Nadia Ben Salem-Nicolas

executive
#50

You mean notably in terms of construction costs for...

Véronique Bédague-Hamilius

executive
#51

Construction costs. Yes. Yes.

Nadia Ben Salem-Nicolas

executive
#52

Okay.

Véronique Bédague-Hamilius

executive
#53

Do not underestimate our purchasing power, too. But I think it's a good example to give because it's a big contract.

Nadia Ben Salem-Nicolas

executive
#54

Really great. Very sort of [ integral ].

Véronique Bédague-Hamilius

executive
#55

So -- and well, we are below what we expected.

Nadia Ben Salem-Nicolas

executive
#56

Yes. Probably the best example of our ability to anticipate this type of evolution.

Véronique Bédague-Hamilius

executive
#57

We are a cautious company.

Nadia Ben Salem-Nicolas

executive
#58

So I'm afraid looking at the IR team that we'll have to stop here. Maybe I will reiterate that we are very pleased with Véronique with this strong set of results already ahead of expectation. Congrats to all the teams that contributed to make those numbers happen, the teams on the field, the M&A team for the strategic review. If someone did not ask a question during this call, the IR team is here at your service as usual tonight and tomorrow. Have a good evening. Good luck for the marathon of the reporting season. And have a nice summer, everyone. Bye-bye.
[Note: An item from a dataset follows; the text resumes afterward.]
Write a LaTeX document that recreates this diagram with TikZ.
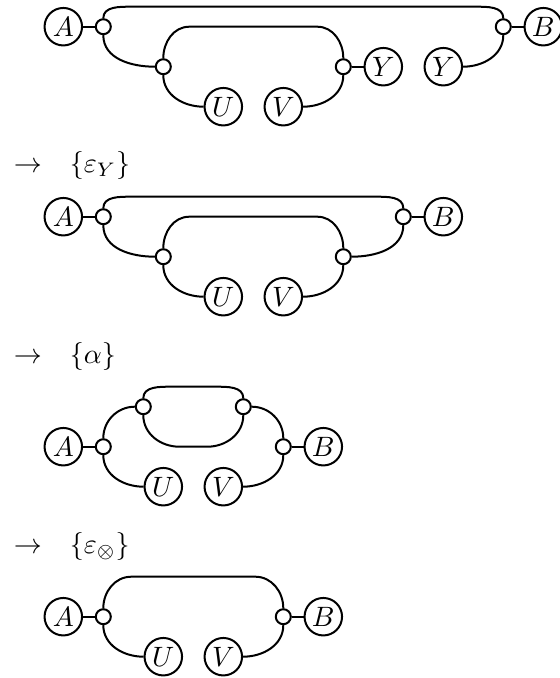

Véronique Bédague-Hamilius

executive
#59

And maybe, Nadia, if I can add something, don't remain stuck with figures you don't understand. The new scope is something difficult to understand. I can tell you, we spent a lot of time with Eric telling us everything about the figures. So if it's complicated for you, be reassured it was complicated for us. So don't remain stuck and just call us, and we will explain these figures again if you need us to do that. So good evening. Thank you very much for listening to us and being with us tonight. Bye-bye.

Operator

operator
#60

This concludes today's call. Thank you for your participation. You may now disconnect.